Résultat du test du procédé de vibro-compaction

Choisir la bonne formulation

En presque quatre ans, une centaine de formulations de bétons ont déjà été testées. Seules quelques-unes sont aujourd’hui retenues, comme l’explique Xavier Bourbon : « Les formulations de bétons sélectionnées sont celles qui diminuent de manière significative la production d’hydrogène. Des tests ont été réalisés dans un laboratoire du CEA, où les échantillons ont été irradiés afin d’évaluer les quantités d’hydrogène produites. Ces bétons innovants doivent aussi répondre à des critères de performances mécaniques afin de garantir la sûreté des colis, en particulier au cours des opérations de manutention. Il faut par ailleurs s’assurer que les matières premières utilisées pour la fabrication de ces bétons sont disponibles à grande échelle et que le procédé utilisé est industrialisable. »

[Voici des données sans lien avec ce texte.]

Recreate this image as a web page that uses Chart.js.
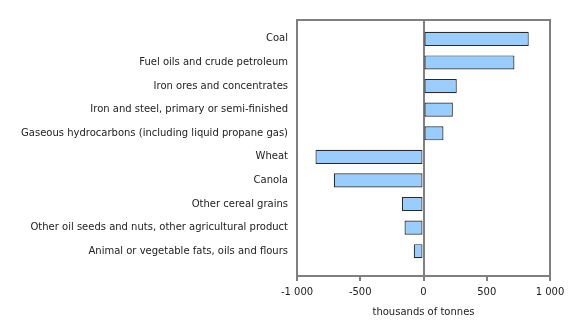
<!DOCTYPE html>
<html>
<head>
<meta charset="utf-8">
<script src="https://cdn.jsdelivr.net/npm/chart.js@4"></script>
<style>
  html, body { margin: 0; padding: 0; background: #fff; }
  #wrap { width: 580px; height: 320px; }
</style>
</head>
<body>
<div id="wrap"><canvas id="c" width="580" height="320"></canvas></div>
<script>
const categories = [
  "Coal",
  "Fuel oils and crude petroleum",
  "Iron ores and concentrates",
  "Iron and steel, primary or semi-finished",
  "Gaseous hydrocarbons (including liquid propane gas)",
  "Wheat",
  "Canola",
  "Other cereal grains",
  "Other oil seeds and nuts, other agricultural product",
  "Animal or vegetable fats, oils and flours"
];
const values = [832, 719, 263, 232, 158, -854, -709, -171, -150, -77];
const xTicks = [-1000, -500, 0, 500, 1000];
const xTitle = "thousands of tonnes";

const AXIS = '#7f7f7f';
const TEXT = '#222222';
const FONT = 'DejaVu Sans';

function fmt(v) {
  const s = Math.abs(v).toString().replace(/\B(?=(\d{3})+(?!\d))/g, '\u00a0');
  return (v < 0 ? '-' : '') + s;
}

const frame = {
  id: 'frame',
  beforeDatasetsDraw(chart) {
    const { ctx, chartArea: a } = chart;
    ctx.save();
    ctx.strokeStyle = AXIS;
    ctx.lineWidth = 2;
    ctx.beginPath();
    ctx.moveTo(a.left - 1, a.top);
    ctx.lineTo(a.right + 1, a.top);
    ctx.stroke();
    ctx.restore();
  }
};

new Chart(document.getElementById('c'), {
  type: 'bar',
  data: {
    datasets: [{
      data: values.map((v, i) => ({ x: v, y: i })),
      backgroundColor: '#99ccff',
      borderColor: '#2a2a2a',
      borderWidth: 1.2,
      borderSkipped: false,
      categoryPercentage: 1,
      barPercentage: 0.6
    }]
  },
  options: {
    indexAxis: 'y',
    responsive: false,
    animation: false,
    devicePixelRatio: 1,
    layout: { padding: { left: 0, right: 30, top: 20, bottom: 0 } },
    plugins: { legend: { display: false }, tooltip: { enabled: false } },
    scales: {
      x: {
        type: 'linear',
        min: -1000,
        max: 1000,
        afterBuildTicks(scale) { scale.ticks = xTicks.map(v => ({ value: v })); },
        afterFit(scale) { scale.height = 44; },
        ticks: {
          callback: v => fmt(v),
          color: TEXT,
          font: { family: FONT, size: 10 },
          padding: 5,
          maxRotation: 0
        },
        grid: {
          color: ctx => (ctx.tick && (ctx.tick.value === 0 || Math.abs(ctx.tick.value) === 1000)) ? AXIS : 'rgba(0,0,0,0)',
          lineWidth: 2,
          tickColor: AXIS,
          tickLength: 5,
          drawTicks: true
        },
        border: { display: true, color: AXIS, width: 2 },
        title: {
          display: true,
          text: xTitle,
          color: TEXT,
          font: { family: FONT, size: 10 },
          padding: { top: 4, bottom: 2 }
        }
      },
      y: {
        type: 'linear',
        reverse: true,
        offset: false,
        min: -0.8,
        max: 10.05,
        afterBuildTicks(scale) { scale.ticks = categories.map((c, i) => ({ value: i })); },
        afterFit(scale) { scale.width = 297; },
        ticks: {
          callback: v => categories[v] ?? '',
          color: TEXT,
          font: { family: FONT, size: 10 },
          padding: 9,
          autoSkip: false
        },
        grid: { display: false, drawTicks: false },
        border: { display: true, color: AXIS, width: 2 }
      }
    }
  },
  plugins: [frame]
});
</script>
</body>
</html>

Autant d’éléments que doit prendre en compte l’entreprise Léon Grosse, porteuse du projet MATRICE : « Notre rôle est d’utiliser les formulations de bétons développées par le CEA et le cimentier Vicat afin d’en assurer la mise en œuvre, c’est-à-dire d’être capable de passer de l’échelle de l’échantillon à celle d’un colis réel de 200 litres, explique Guillaume Lobel, coordinateur du projet, chez Leon Grosse. Augmenter la quantité de béton à produire nécessite d’apporter des ajustements à la formule de base. »

Ces bétons innovants présentent un intérêt autant pour les producteurs, qui assurent l’entreposage des déchets radioactifs, que pour l’Andra qui les prend en charge pour le stockage. Mais d’autres applications pourraient voir le jour, notamment dans le domaine de la construction, avec cette fois-ci un enjeu environnemental : la fabrication de ces bétons produit moins de CO2 que ceux habituellement utilisés.

 

 

28 projets innovants pour la gestion des déchets de démantèlement

MATRICE est l’un des 28 lauréats de l’appel à projets innovants lancé par l’Andra pour l’optimisation de la gestion des déchets radioactifs issus du démantèlement des installations nucléaires, en coopération avec l’Agence nationale de la recherche (ANR), et dans le cadre du Programme d’investissements d’avenir.